__Provided data__.
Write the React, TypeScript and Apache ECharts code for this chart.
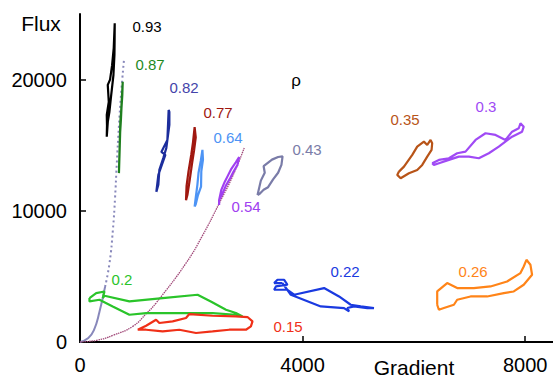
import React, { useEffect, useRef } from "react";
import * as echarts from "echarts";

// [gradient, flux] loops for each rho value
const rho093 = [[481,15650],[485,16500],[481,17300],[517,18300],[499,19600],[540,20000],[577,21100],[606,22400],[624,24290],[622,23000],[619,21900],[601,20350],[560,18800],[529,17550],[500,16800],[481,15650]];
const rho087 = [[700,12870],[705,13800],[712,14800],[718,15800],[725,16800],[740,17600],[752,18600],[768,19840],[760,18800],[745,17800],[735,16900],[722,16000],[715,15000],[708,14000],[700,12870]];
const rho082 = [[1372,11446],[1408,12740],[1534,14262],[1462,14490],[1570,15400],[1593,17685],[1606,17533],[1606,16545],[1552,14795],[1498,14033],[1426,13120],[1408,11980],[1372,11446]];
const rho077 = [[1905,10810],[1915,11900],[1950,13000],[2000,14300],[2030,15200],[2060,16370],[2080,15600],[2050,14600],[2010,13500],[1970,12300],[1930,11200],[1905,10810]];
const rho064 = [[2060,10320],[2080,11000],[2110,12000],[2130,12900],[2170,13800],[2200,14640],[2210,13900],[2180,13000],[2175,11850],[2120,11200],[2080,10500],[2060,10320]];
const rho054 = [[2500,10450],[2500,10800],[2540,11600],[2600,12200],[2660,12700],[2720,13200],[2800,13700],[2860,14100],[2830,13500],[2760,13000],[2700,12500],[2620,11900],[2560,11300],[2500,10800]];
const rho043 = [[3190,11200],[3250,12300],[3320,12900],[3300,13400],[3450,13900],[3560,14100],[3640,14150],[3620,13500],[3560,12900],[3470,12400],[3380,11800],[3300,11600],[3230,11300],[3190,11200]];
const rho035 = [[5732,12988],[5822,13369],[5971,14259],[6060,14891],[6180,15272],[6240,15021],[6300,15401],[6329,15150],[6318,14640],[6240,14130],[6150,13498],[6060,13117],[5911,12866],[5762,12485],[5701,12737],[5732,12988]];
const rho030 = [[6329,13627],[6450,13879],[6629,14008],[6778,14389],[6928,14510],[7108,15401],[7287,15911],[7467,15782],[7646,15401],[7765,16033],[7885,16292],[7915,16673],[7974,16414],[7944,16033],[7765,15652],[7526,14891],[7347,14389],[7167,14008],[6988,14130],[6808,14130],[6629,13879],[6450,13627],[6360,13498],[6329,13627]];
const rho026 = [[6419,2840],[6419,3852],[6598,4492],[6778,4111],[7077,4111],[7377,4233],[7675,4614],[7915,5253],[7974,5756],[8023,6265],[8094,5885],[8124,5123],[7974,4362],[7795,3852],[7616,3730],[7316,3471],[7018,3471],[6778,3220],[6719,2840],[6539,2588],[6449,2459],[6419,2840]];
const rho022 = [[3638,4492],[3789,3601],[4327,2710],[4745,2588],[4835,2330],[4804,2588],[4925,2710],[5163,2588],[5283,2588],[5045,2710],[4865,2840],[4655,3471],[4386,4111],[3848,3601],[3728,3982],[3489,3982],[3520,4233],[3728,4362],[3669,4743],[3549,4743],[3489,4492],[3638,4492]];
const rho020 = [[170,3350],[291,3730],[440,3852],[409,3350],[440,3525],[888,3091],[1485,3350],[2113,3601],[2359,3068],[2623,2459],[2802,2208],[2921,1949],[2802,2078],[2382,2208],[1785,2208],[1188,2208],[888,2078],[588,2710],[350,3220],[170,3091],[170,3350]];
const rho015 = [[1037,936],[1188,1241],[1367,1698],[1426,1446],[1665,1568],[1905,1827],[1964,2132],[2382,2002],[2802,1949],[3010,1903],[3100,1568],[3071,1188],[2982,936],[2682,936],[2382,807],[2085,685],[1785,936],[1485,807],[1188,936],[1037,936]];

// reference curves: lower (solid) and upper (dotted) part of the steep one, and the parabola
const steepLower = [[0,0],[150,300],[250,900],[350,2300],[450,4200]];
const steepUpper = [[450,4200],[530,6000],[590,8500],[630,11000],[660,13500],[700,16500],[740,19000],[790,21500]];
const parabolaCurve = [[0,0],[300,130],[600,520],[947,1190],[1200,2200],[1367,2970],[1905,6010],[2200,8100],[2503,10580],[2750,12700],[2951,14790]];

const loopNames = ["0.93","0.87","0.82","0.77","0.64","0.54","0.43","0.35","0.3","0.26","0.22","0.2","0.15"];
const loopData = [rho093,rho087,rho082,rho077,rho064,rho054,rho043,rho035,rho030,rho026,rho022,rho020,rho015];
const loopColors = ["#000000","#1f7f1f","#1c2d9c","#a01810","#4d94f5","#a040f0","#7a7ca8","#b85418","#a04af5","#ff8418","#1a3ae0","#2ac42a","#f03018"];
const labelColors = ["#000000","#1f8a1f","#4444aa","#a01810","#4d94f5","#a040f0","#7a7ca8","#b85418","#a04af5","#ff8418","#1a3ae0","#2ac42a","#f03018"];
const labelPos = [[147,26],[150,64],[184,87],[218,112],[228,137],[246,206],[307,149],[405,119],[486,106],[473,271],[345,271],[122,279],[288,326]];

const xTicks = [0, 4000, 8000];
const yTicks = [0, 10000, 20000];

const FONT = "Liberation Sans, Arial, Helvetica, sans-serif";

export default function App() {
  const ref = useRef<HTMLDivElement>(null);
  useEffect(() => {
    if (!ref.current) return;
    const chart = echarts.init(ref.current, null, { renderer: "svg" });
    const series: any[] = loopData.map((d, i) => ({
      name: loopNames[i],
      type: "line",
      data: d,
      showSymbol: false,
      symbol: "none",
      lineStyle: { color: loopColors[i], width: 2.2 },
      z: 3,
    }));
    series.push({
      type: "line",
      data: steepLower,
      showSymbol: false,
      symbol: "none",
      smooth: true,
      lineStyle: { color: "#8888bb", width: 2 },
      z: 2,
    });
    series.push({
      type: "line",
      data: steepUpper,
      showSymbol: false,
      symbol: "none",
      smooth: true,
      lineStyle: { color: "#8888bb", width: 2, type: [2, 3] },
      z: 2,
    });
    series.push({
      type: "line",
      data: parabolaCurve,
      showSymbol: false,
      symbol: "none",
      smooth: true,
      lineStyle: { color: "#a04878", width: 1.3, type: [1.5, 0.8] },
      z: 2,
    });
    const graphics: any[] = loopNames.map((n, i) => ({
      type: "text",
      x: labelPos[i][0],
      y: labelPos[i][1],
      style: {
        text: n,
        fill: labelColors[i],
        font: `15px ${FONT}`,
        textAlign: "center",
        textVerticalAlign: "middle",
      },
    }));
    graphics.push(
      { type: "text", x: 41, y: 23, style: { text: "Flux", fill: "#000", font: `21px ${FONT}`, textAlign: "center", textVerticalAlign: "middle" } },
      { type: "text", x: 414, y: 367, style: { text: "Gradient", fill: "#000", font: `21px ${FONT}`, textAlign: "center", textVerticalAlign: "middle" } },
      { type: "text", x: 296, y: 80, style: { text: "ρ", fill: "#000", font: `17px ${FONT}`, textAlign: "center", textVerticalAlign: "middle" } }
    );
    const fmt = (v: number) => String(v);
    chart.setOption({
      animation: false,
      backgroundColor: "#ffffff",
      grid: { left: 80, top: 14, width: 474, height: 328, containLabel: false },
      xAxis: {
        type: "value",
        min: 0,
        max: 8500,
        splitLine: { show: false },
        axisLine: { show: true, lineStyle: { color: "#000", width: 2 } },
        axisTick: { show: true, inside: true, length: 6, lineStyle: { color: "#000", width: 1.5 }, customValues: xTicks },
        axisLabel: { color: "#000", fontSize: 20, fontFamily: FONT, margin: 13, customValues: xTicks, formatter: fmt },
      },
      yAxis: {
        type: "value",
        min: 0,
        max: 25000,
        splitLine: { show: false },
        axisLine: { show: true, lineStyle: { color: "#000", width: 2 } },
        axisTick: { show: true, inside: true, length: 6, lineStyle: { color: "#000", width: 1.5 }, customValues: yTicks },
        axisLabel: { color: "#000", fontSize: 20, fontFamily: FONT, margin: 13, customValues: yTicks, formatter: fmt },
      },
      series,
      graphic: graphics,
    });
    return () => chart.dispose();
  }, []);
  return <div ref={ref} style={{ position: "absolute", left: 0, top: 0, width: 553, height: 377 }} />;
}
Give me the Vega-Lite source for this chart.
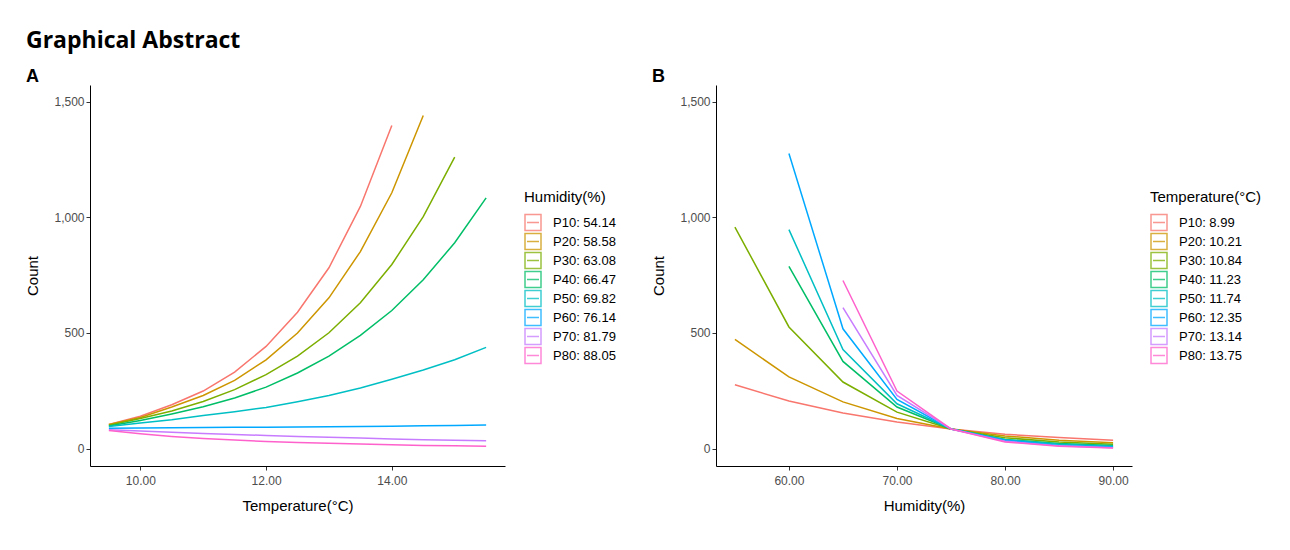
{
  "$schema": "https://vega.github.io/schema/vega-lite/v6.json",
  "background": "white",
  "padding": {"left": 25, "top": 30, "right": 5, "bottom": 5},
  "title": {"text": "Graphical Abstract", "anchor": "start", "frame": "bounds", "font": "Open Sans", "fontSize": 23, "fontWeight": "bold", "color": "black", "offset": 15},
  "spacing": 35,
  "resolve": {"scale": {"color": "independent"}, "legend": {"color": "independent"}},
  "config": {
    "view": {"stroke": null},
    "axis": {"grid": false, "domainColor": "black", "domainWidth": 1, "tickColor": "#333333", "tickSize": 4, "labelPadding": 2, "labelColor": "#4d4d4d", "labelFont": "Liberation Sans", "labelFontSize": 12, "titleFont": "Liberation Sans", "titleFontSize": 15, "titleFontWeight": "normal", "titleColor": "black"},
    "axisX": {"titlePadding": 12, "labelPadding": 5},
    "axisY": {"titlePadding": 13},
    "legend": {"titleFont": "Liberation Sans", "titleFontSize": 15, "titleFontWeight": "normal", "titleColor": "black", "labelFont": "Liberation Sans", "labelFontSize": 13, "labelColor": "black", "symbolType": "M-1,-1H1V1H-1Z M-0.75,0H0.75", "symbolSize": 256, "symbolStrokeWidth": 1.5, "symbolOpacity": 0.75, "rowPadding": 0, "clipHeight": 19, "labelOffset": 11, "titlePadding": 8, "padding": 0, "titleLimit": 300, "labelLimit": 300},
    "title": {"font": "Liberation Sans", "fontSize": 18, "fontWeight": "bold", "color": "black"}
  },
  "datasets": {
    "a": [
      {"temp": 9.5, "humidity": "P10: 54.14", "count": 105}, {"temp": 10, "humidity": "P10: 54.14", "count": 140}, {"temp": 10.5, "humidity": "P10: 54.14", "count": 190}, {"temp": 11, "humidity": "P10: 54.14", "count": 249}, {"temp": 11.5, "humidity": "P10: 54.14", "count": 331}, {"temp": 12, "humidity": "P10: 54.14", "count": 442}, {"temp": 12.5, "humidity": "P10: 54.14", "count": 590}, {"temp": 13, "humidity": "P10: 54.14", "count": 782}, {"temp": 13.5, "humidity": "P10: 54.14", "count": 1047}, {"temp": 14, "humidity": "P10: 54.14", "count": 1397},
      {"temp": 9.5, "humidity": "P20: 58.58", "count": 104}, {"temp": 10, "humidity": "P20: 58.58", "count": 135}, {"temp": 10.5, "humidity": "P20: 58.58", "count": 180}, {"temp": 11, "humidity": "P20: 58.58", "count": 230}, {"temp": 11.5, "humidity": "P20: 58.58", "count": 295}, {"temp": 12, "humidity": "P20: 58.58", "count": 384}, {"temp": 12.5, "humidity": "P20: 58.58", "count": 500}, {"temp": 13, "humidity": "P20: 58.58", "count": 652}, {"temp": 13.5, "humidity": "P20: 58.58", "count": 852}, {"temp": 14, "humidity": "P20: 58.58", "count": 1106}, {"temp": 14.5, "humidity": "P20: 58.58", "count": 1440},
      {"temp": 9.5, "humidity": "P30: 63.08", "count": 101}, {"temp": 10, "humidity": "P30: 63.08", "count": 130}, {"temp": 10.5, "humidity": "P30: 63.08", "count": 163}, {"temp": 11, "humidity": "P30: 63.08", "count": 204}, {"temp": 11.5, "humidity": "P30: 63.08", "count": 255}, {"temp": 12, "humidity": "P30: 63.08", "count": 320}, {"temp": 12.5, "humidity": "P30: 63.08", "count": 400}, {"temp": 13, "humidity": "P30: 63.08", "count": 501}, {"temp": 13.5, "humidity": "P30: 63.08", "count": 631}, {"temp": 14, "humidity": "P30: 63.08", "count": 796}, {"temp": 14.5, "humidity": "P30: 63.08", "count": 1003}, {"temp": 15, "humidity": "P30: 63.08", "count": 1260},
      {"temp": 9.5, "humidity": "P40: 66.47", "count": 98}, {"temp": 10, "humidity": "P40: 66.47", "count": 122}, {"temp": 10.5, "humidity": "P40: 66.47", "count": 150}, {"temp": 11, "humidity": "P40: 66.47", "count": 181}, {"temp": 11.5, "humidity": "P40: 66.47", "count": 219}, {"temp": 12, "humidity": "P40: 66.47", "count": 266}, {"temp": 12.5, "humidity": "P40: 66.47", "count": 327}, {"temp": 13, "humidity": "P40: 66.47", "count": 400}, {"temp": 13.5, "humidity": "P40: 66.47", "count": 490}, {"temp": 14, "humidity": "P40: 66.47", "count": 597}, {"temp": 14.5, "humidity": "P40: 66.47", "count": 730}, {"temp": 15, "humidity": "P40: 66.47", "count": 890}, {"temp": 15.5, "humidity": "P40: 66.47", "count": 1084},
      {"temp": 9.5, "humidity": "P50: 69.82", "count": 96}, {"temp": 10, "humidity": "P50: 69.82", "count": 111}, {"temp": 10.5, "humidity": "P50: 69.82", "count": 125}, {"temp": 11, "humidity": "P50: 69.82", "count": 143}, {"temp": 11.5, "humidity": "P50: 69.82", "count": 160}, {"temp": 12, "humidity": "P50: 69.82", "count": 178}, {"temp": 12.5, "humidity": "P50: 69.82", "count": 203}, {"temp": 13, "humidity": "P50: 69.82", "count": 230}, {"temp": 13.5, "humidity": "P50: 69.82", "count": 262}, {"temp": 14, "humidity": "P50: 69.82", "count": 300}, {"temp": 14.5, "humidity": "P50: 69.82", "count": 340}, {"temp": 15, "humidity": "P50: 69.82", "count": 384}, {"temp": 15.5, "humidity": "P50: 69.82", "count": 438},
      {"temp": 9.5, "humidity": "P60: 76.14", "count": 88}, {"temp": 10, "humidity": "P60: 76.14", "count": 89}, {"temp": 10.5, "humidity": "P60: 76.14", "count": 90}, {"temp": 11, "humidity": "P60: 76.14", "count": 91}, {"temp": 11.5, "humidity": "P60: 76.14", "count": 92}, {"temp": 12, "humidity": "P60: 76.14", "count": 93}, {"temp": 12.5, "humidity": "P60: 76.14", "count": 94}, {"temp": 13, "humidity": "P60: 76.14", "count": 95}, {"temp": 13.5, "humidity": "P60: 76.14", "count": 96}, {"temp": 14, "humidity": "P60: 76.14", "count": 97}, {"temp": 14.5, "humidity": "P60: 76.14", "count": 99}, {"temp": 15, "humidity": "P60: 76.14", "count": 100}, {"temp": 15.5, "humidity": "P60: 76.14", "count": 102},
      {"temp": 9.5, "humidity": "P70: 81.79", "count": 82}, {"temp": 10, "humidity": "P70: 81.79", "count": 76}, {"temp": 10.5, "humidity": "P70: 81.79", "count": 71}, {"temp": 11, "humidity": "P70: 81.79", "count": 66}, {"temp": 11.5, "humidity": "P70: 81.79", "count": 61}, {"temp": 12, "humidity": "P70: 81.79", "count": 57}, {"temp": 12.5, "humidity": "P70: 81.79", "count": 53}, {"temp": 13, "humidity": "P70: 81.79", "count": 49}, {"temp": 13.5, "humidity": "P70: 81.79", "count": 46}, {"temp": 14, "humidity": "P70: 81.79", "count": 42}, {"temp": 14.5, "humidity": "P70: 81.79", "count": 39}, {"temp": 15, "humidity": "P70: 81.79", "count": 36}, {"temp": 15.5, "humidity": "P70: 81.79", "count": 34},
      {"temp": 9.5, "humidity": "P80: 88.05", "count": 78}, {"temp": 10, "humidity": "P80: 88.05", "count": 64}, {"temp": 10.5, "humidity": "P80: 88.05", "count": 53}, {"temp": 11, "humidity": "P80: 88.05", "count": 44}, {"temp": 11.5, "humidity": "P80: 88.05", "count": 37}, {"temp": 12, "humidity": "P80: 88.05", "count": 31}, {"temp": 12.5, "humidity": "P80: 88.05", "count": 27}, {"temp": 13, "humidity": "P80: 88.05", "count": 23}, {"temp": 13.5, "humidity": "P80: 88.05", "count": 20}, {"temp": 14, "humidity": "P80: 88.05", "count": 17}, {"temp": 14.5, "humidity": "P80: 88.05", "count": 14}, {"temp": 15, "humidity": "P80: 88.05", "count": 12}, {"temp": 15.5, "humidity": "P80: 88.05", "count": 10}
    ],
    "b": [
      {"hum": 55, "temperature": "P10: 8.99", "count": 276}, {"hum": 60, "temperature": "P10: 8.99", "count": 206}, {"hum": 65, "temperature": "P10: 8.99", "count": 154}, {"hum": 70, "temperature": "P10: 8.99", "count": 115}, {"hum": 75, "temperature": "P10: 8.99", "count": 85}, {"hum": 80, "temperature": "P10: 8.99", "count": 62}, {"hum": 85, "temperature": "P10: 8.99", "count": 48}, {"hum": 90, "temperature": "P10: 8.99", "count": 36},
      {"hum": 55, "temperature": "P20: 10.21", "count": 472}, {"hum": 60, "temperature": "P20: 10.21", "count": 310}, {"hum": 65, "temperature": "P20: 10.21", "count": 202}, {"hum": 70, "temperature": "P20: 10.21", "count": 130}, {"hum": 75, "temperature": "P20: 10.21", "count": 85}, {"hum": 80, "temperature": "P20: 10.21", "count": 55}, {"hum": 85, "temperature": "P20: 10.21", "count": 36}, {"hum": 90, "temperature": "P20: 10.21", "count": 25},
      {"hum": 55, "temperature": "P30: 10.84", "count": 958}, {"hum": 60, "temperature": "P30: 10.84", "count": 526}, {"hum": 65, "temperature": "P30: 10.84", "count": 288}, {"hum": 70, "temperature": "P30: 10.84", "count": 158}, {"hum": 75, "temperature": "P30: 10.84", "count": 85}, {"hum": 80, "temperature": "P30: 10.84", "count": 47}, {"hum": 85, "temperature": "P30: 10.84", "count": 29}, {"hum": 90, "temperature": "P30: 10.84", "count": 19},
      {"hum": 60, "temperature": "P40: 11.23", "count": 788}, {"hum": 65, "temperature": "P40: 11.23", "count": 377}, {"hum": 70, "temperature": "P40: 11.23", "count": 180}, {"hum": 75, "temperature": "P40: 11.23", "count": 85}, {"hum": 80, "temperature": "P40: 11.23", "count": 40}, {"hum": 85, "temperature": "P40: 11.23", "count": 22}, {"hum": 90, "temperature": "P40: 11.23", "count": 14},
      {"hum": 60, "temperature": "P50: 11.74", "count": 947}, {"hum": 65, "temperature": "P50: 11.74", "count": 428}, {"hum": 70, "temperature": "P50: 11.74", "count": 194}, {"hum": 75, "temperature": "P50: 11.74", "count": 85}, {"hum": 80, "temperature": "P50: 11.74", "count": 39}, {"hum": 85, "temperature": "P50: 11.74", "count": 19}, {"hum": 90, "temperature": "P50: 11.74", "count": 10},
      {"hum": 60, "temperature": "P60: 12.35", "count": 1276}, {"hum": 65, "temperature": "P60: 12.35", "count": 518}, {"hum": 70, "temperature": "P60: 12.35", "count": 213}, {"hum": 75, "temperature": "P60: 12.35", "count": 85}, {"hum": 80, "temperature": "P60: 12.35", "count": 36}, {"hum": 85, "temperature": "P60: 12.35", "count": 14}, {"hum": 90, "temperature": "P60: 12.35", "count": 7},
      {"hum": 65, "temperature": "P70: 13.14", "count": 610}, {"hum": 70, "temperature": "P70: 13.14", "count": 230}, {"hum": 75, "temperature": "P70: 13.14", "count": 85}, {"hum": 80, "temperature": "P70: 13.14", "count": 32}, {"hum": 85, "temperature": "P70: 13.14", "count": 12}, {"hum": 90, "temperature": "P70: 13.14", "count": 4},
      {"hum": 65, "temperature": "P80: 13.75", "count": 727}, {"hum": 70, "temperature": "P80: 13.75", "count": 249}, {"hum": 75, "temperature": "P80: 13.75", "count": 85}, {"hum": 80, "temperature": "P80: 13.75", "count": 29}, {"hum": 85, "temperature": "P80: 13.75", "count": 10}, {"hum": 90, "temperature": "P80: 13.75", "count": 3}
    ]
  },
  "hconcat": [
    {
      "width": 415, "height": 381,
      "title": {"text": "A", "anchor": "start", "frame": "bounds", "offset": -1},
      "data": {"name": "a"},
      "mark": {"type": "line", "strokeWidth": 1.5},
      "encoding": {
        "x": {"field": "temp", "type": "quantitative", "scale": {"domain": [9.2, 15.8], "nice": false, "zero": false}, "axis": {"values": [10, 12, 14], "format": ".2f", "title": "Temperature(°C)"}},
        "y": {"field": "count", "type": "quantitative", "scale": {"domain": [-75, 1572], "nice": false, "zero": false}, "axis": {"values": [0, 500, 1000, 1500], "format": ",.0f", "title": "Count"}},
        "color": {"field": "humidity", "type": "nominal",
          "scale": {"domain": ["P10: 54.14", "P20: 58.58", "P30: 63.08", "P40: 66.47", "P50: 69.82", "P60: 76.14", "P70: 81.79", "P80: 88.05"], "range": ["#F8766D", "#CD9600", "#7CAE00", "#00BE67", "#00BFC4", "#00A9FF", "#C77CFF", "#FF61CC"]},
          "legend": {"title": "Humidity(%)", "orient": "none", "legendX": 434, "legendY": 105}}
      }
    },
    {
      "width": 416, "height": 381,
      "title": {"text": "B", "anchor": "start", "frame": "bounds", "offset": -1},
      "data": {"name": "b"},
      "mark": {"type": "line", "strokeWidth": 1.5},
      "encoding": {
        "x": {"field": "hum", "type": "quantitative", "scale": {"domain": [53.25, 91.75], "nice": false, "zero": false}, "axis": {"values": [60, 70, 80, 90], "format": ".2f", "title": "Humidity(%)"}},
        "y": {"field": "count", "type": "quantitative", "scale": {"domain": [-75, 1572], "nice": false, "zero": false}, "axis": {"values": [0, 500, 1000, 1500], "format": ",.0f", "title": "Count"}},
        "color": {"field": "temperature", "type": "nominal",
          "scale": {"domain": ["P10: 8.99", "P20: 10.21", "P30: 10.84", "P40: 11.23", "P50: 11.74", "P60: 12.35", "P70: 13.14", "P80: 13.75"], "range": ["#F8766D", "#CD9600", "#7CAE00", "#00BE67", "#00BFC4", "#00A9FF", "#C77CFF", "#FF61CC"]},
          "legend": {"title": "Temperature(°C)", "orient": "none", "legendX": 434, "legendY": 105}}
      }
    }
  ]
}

__Given problem__. Each line from the top of the material through the line containing "import * as" should be reproduced exactly; please drop any images.

__Written answer__.
Write the React, TypeScript and Apache ECharts code for this chart.
import React, { useEffect, useRef } from "react";
import * as echarts from "echarts";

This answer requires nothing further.